**Required task**
Pull out the lines from the line containing "Emit a web page" through the line containing "1.377, 1.428, 1.480];", both lines included, and copy them exactly.
⁂
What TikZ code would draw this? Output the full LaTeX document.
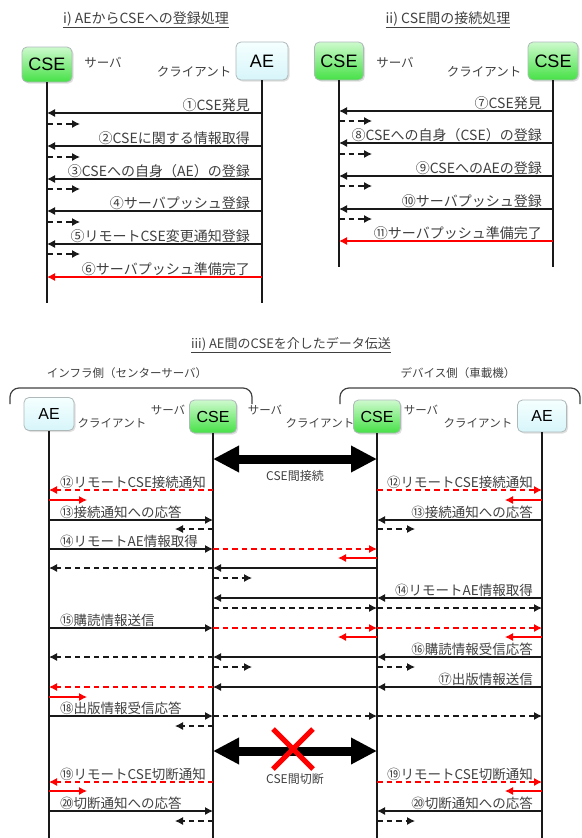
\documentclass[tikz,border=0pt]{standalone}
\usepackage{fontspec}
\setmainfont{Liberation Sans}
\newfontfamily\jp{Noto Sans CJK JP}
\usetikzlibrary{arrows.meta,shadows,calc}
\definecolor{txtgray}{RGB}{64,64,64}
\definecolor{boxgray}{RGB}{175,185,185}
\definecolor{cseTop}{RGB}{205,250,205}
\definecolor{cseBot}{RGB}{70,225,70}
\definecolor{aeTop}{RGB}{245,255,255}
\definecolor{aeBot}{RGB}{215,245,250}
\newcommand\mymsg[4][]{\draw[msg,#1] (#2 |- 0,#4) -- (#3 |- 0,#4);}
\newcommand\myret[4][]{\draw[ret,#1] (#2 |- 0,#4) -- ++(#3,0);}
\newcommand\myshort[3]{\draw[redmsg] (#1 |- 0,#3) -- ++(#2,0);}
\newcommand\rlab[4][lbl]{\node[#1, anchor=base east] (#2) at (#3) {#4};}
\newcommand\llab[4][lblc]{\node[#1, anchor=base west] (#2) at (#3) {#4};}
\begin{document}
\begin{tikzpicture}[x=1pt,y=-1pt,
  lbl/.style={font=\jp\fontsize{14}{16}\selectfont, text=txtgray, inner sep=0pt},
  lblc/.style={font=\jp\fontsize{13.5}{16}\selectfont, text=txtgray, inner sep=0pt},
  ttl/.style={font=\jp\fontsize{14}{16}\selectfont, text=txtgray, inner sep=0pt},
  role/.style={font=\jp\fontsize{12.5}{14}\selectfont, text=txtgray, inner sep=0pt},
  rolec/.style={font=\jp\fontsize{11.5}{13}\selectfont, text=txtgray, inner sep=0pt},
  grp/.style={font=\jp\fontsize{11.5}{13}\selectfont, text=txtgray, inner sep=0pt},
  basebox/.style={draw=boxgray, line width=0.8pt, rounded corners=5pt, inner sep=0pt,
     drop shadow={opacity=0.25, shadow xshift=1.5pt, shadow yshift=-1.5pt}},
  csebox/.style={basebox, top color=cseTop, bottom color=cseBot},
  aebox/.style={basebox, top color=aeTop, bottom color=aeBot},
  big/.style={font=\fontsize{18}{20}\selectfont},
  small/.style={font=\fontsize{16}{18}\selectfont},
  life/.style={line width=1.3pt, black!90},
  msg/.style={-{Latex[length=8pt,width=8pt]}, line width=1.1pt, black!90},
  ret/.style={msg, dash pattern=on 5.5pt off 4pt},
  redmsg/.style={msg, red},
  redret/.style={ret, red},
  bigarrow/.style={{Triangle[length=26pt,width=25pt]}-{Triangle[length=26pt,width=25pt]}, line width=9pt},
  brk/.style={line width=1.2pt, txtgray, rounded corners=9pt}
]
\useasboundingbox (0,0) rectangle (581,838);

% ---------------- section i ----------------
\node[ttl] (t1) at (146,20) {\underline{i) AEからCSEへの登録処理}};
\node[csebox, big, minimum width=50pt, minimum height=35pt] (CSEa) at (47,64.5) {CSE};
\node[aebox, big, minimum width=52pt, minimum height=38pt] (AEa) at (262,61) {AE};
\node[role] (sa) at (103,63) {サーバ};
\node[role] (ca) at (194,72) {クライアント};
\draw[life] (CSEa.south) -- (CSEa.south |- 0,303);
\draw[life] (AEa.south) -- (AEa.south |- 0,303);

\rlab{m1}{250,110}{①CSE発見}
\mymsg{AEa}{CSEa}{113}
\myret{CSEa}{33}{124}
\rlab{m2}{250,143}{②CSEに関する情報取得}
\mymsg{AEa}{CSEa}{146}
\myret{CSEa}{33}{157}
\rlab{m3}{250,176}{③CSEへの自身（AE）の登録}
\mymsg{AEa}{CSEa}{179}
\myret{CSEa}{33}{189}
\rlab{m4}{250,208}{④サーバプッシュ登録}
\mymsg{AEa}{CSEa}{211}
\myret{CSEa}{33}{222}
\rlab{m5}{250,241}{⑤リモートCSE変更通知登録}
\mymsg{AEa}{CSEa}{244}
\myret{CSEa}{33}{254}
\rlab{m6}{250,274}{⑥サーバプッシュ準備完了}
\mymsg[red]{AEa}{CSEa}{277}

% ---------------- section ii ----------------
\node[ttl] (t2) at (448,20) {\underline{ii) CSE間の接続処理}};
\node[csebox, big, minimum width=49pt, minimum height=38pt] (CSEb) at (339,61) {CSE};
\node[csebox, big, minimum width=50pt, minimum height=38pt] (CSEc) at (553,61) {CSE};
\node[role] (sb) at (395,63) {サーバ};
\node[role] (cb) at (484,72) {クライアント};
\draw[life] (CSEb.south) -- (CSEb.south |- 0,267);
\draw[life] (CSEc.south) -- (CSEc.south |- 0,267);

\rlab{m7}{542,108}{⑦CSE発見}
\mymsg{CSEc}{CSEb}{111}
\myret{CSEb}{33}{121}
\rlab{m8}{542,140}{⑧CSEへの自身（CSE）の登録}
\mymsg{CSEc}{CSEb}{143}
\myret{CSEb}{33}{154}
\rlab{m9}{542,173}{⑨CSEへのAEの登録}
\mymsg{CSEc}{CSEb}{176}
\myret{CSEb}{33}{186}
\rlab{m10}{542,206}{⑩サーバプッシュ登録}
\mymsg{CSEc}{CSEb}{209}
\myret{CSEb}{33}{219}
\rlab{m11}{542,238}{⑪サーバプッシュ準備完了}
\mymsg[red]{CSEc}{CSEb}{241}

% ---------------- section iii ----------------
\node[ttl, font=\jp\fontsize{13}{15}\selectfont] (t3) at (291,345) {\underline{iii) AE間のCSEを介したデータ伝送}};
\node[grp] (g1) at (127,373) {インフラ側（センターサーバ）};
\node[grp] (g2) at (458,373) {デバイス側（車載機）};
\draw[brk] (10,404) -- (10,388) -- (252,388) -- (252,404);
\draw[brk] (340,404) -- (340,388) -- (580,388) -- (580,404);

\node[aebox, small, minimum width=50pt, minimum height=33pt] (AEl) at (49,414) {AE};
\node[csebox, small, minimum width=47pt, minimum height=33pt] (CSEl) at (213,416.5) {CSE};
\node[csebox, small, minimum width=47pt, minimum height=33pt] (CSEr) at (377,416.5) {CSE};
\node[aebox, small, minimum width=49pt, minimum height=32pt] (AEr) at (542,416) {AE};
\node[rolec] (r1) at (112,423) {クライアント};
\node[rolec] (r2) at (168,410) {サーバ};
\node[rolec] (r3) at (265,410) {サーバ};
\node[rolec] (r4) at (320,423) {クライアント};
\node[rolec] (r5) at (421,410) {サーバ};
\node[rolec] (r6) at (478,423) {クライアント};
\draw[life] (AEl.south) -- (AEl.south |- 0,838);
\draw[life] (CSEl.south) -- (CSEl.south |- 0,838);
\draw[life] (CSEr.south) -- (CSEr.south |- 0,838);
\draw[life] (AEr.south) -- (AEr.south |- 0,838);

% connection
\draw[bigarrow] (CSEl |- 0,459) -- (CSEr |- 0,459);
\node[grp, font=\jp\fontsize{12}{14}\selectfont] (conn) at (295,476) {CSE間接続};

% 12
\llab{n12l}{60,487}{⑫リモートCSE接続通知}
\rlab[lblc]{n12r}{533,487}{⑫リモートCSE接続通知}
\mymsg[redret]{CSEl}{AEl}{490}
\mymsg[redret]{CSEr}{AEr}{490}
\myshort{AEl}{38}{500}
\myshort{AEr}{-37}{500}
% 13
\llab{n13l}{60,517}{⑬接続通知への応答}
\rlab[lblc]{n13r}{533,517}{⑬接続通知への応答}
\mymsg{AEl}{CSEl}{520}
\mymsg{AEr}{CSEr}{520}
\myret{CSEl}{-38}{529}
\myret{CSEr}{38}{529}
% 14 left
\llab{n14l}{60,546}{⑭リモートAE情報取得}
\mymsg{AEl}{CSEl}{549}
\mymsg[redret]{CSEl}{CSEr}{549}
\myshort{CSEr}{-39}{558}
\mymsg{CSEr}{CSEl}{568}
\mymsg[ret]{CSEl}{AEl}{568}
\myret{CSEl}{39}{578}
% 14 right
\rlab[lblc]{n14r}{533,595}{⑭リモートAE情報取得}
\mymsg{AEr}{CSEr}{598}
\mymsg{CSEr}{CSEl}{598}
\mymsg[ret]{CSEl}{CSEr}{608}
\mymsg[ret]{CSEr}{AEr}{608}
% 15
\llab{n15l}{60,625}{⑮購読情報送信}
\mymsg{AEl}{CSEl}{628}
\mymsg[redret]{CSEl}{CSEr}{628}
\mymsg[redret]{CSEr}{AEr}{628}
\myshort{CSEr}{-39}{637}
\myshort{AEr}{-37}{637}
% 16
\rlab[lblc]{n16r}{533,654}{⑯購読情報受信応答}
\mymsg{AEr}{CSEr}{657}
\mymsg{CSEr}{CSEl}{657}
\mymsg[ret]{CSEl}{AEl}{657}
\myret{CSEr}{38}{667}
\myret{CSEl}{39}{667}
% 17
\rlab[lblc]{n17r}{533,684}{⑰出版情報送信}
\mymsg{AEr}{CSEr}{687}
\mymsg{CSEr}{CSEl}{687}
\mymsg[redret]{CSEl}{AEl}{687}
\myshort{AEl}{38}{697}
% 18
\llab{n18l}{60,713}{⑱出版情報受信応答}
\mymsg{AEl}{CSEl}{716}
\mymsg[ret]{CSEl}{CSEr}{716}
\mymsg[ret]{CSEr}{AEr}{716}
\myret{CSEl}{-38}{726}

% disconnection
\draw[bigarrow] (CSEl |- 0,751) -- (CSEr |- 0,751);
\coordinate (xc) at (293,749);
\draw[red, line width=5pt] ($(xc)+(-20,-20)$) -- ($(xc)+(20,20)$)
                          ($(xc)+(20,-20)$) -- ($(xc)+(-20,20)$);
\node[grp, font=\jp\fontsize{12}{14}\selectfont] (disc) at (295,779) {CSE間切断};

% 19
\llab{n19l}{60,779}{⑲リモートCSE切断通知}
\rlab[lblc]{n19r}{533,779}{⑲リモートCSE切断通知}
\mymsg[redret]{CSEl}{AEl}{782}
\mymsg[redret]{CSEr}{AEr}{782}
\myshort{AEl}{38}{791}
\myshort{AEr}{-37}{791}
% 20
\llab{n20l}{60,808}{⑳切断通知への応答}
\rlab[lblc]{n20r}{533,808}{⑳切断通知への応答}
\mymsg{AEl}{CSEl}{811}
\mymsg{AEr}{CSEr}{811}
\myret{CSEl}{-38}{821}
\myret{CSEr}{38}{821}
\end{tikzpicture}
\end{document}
⁂
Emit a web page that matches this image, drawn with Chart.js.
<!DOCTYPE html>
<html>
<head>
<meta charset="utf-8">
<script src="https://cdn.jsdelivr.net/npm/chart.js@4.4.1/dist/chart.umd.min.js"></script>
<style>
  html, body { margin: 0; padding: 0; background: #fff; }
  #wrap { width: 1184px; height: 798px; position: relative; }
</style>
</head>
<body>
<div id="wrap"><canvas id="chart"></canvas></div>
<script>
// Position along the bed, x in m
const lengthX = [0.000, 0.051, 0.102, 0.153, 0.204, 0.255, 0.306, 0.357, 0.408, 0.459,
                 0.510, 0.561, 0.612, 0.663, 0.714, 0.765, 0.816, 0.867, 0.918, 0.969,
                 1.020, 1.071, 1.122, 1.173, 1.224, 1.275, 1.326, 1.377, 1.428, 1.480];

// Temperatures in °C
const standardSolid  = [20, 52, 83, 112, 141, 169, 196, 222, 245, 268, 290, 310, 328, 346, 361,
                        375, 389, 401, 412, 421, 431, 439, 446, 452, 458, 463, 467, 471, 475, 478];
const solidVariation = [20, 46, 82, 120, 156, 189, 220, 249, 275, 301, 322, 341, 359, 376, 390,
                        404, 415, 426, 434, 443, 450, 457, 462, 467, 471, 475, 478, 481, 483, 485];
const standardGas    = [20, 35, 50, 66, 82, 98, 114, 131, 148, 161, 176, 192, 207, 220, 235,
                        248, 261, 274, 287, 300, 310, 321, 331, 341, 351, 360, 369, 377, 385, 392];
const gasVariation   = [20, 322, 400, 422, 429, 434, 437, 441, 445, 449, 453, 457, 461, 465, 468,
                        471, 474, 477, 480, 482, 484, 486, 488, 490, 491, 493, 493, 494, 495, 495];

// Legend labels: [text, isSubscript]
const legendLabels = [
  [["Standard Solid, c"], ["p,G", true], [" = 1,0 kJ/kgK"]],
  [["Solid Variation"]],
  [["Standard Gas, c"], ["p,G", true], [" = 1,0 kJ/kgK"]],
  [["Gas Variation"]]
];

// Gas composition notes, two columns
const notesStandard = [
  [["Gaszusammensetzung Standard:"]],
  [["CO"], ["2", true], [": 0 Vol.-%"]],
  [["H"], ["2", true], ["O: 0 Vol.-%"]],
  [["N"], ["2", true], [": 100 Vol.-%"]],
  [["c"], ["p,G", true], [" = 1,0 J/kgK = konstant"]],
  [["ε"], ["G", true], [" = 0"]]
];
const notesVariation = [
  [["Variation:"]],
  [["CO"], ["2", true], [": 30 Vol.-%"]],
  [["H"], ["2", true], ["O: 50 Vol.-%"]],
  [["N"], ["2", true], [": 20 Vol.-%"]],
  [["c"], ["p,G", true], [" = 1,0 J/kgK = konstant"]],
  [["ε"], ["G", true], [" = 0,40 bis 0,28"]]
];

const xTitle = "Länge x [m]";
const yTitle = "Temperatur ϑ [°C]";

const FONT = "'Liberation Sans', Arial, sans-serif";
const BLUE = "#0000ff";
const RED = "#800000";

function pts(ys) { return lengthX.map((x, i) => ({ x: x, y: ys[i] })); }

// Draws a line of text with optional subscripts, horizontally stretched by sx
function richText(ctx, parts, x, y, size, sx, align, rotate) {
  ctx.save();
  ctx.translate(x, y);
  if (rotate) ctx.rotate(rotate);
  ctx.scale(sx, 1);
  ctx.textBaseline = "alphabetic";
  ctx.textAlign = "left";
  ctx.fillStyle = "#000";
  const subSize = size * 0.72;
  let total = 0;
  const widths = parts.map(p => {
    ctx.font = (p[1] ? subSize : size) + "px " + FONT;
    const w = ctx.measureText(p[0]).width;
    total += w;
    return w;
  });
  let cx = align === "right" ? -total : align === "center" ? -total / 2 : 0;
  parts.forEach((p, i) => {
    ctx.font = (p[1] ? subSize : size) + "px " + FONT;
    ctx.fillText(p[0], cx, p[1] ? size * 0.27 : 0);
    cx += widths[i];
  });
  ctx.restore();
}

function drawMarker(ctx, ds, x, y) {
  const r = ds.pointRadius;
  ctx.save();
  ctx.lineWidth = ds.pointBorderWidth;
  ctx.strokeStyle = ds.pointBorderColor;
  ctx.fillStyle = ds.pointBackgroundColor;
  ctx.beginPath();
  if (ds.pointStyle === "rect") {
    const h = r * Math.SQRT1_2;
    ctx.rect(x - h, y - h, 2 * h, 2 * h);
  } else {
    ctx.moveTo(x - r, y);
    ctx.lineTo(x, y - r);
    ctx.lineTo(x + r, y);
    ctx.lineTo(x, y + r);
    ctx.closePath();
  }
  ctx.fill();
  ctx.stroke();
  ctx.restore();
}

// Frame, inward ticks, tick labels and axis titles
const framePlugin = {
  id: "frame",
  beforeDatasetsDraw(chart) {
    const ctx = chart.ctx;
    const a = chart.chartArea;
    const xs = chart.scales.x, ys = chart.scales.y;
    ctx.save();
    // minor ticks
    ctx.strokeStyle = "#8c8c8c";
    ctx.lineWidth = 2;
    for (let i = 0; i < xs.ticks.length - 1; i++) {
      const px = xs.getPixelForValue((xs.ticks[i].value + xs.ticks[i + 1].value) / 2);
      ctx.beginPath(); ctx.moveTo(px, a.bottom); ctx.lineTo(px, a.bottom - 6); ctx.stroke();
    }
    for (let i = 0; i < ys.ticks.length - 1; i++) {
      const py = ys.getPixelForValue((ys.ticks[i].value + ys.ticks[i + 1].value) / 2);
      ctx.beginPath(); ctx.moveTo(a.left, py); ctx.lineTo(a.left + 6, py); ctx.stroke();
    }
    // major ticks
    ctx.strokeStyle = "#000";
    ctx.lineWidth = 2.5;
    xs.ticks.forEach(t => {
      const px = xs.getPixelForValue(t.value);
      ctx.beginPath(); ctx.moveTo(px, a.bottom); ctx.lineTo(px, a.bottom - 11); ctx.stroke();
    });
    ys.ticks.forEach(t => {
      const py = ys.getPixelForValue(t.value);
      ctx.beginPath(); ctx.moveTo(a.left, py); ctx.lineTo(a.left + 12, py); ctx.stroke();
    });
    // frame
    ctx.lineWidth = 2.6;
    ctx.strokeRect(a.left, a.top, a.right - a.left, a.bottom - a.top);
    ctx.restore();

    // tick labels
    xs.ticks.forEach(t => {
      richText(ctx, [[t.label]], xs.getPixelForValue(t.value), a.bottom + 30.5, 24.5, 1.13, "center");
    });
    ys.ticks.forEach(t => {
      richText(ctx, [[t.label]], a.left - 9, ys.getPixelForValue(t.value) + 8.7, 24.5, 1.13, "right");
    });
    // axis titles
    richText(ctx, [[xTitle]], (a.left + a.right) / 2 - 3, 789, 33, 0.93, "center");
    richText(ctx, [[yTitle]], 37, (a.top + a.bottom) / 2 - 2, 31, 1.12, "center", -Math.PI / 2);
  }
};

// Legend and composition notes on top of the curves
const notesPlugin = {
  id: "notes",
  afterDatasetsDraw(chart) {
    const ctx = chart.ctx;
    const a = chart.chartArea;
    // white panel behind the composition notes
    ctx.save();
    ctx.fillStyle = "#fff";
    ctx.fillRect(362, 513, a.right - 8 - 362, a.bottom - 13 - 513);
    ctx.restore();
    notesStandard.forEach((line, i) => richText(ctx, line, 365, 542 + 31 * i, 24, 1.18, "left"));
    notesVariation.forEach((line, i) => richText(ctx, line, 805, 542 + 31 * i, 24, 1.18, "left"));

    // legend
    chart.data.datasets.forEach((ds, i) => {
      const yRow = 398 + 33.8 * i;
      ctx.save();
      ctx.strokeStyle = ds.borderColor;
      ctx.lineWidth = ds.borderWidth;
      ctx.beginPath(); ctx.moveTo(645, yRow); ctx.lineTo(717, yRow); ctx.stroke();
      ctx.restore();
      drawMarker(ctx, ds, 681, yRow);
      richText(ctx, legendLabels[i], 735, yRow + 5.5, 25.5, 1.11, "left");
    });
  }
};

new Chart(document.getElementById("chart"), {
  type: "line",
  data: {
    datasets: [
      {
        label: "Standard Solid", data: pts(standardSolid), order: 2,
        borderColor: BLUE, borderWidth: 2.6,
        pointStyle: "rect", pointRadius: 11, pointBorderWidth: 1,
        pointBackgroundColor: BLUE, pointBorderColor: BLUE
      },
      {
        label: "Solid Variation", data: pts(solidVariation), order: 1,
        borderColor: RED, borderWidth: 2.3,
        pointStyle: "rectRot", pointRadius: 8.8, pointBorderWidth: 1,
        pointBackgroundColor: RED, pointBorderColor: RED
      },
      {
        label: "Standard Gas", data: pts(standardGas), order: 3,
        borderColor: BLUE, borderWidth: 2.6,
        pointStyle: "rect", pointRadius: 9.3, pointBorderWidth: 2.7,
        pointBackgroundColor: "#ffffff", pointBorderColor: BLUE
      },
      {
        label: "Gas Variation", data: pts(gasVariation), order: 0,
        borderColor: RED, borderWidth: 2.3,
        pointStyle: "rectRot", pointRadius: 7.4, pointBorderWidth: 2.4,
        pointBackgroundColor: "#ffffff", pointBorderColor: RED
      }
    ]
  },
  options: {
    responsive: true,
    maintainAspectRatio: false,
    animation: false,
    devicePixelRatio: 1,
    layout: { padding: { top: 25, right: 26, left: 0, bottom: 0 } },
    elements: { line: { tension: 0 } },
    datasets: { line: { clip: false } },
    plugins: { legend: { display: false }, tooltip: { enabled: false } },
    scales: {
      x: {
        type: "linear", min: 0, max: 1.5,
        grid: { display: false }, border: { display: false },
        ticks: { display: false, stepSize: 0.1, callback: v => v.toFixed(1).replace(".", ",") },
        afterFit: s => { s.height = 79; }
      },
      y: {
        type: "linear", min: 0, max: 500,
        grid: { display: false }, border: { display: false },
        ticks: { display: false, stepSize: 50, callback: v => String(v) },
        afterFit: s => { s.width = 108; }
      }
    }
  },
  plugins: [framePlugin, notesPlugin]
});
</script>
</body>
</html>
⁂
**Solution for this task**
Emit a web page that matches this image, drawn with Chart.js.
<!DOCTYPE html>
<html>
<head>
<meta charset="utf-8">
<script src="https://cdn.jsdelivr.net/npm/chart.js@4.4.1/dist/chart.umd.min.js"></script>
<style>
  html, body { margin: 0; padding: 0; background: #fff; }
  #wrap { width: 1184px; height: 798px; position: relative; }
</style>
</head>
<body>
<div id="wrap"><canvas id="chart"></canvas></div>
<script>
// Position along the bed, x in m
const lengthX = [0.000, 0.051, 0.102, 0.153, 0.204, 0.255, 0.306, 0.357, 0.408, 0.459,
                 0.510, 0.561, 0.612, 0.663, 0.714, 0.765, 0.816, 0.867, 0.918, 0.969,
                 1.020, 1.071, 1.122, 1.173, 1.224, 1.275, 1.326, 1.377, 1.428, 1.480];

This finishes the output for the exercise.